Or look at customs revenue collection. Imports (counted in dollars) in the first seven months are down 14.2 per cent, compared to the same April-October period last year. Yet customs revenue (in rupees) is up by a handsome 16.8 per cent. For every dollar of imports, therefore, the rupee collection rate has gone up by 36.1 per cent. You could explain that if the rupee had fallen in the interim, and it has; but the change in its dollar exchange rate is in single digits. Perhaps the import mix has changed, or there is some other explanation — the government has been upping import duties on specific items to combat imports. The point is, an explanation is due; an increase in the collection rate usually points to increased protectionism.
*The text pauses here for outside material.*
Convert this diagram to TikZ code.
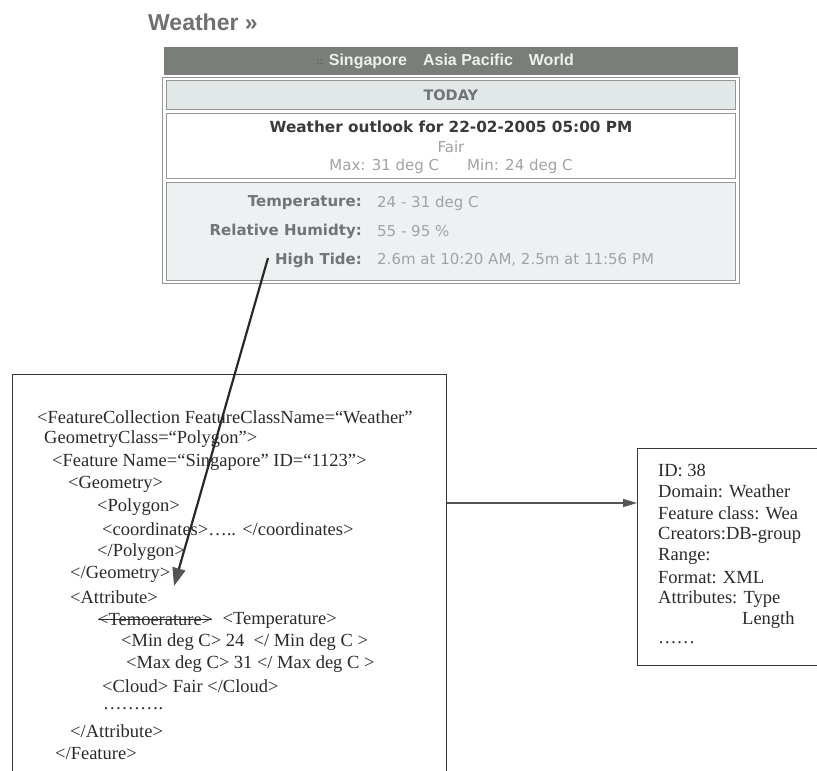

On the flip side, direct taxes on corporate and individual incomes could fall short — especially since corporate profits show little or no growth. But direct and indirect tax collection, taken together for the first five months, was up by 22.8 per cent, against the full-year target of 15.9 per cent growth. If the initial trend is sustained, gross tax revenue could exceed the Budget by anything up to Rs 85,000 crore (of which more than a third would go to the states). If the trend moderates, the full-year increase would be correspondingly less. Still, a tax surplus is unusual; the last time it happened was five years ago, when revenue ended up showing an excess of Rs 40,000 crore.
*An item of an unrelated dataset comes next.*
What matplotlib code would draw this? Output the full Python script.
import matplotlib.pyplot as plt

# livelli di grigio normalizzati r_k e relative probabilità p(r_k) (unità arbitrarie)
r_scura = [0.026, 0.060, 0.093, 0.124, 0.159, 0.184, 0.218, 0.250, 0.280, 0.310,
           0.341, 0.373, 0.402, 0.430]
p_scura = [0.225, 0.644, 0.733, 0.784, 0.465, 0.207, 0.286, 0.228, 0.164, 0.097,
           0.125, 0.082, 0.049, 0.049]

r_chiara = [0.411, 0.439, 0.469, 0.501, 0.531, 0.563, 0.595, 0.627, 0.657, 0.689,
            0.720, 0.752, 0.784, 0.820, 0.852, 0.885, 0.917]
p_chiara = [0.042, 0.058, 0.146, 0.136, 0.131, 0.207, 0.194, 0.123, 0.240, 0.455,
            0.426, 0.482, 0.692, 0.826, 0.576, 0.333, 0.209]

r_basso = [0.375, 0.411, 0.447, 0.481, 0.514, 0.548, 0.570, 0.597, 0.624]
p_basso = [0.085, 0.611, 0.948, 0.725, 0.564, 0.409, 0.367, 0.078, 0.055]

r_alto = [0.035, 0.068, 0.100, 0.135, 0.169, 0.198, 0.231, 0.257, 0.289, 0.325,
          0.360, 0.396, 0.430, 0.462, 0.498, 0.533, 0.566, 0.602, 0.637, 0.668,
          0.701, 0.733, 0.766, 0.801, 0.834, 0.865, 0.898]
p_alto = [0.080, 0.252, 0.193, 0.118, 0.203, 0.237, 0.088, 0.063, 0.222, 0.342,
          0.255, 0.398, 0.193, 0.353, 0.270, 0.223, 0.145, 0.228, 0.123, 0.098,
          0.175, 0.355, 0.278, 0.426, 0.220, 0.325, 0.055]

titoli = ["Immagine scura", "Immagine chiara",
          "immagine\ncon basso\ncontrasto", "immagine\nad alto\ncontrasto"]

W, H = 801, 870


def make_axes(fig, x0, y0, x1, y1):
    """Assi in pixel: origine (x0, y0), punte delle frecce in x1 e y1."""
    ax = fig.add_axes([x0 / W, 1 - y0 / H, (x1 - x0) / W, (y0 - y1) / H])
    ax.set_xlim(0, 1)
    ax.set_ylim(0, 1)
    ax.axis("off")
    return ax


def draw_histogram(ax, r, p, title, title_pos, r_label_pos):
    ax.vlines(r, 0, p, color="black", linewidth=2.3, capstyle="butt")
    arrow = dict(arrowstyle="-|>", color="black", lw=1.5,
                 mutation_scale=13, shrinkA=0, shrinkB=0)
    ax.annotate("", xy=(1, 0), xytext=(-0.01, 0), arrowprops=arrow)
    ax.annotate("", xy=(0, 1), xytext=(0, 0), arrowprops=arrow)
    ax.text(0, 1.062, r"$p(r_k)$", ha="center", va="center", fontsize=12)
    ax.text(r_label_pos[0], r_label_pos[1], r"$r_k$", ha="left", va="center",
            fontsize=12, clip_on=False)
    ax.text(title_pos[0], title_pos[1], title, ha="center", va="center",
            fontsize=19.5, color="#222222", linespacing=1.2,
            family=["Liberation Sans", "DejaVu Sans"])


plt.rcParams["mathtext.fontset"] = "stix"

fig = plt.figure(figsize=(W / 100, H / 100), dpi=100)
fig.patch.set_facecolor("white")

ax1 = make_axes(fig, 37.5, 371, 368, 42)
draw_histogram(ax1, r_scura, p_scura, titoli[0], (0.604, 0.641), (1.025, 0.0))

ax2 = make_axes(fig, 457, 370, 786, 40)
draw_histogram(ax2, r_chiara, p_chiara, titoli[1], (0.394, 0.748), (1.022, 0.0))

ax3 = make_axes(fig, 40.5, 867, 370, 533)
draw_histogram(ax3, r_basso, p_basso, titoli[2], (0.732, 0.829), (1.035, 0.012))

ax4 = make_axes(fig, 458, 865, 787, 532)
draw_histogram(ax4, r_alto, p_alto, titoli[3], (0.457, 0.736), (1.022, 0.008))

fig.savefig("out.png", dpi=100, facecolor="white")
The puzzle of a tax surplus might be explained by sectoral numbers. For instance, service tax collection is growing at more than 26 per cent, helped by the increase in the tax rate from 12.36 per cent to 14 per cent. Car sales have been buoyant, especially in the latest months, and effective taxation on automobiles was increased in the Budget — so excise revenue from this sector too would be showing growth on growth. The modified tax framework for the petroleum sector was said to be revenue-neutral; perhaps it wasn’t. The point to note is that, in his Budget speech, the finance minister had said the total impact of indirect tax changes would be Rs 23,383 crore — so that can hardly explain the much greater collection surge.
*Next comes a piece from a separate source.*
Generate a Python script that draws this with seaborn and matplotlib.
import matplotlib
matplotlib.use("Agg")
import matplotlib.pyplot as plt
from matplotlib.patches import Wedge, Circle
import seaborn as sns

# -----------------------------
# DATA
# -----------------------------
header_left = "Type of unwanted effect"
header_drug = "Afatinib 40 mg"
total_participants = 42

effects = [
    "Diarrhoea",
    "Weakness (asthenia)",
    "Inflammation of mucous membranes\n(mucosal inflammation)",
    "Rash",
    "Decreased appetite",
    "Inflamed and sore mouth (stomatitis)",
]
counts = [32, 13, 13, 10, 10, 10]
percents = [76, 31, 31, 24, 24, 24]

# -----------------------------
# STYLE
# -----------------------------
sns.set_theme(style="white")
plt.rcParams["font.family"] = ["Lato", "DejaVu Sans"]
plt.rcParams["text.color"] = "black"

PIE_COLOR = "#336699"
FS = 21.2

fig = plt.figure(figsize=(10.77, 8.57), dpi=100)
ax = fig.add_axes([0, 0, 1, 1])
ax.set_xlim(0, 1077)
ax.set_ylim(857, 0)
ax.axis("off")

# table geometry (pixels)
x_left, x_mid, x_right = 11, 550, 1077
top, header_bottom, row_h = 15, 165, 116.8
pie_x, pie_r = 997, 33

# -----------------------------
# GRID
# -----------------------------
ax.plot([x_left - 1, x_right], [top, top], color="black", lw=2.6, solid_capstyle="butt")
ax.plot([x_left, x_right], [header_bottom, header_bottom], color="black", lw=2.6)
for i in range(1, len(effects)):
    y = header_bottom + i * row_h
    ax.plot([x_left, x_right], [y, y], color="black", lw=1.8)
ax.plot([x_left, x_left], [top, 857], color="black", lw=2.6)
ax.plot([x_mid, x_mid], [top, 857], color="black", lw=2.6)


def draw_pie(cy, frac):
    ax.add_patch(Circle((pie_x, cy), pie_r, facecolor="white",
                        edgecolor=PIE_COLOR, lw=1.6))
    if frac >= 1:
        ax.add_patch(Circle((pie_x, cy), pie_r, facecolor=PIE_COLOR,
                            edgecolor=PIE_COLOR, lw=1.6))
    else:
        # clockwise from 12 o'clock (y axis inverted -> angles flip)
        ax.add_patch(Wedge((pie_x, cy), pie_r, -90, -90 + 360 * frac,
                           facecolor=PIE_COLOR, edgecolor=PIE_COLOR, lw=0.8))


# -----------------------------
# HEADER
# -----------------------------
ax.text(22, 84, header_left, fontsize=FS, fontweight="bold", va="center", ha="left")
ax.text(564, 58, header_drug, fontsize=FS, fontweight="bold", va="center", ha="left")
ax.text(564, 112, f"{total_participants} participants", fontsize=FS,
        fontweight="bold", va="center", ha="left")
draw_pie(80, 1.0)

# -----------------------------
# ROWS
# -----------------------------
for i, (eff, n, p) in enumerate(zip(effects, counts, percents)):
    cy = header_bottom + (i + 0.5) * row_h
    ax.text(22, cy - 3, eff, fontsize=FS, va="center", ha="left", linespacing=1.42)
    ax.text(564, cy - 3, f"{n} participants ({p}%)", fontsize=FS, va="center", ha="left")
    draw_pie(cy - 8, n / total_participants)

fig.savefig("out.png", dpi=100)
There is the possibility that the surge in collection reflects buoyant economic trends. The Reserve Bank’s latest growth assessment for the year is 7.4 per cent. But critics of the new set of GDP numbers would put growth at a lower level; they would point to less than five per cent growth so far in manufacturing, only three per cent in electricity generation, the monsoon precipitation shortfall of 14 per cent, the continuing double-digit decline in both exports and imports, the single-digit growth in bank credit, and the flattish trend in quarterly corporate profit and sales figures. None of these key indicators would suggest rapid economic growth. The surge in tax collection flies in the face of all these numbers.
Whatever the explanation (cautious budgeting is one possibility), the finance minister has the elbow room to shoot for a fiscal deficit that is significantly lower than the Budget’s 3.9 per cent of GDP, or to bump up expenditure in order to boost growth. Doing the latter in the closing months of the year is not easy; governments need time to crank up. So the betting should be on a lower deficit.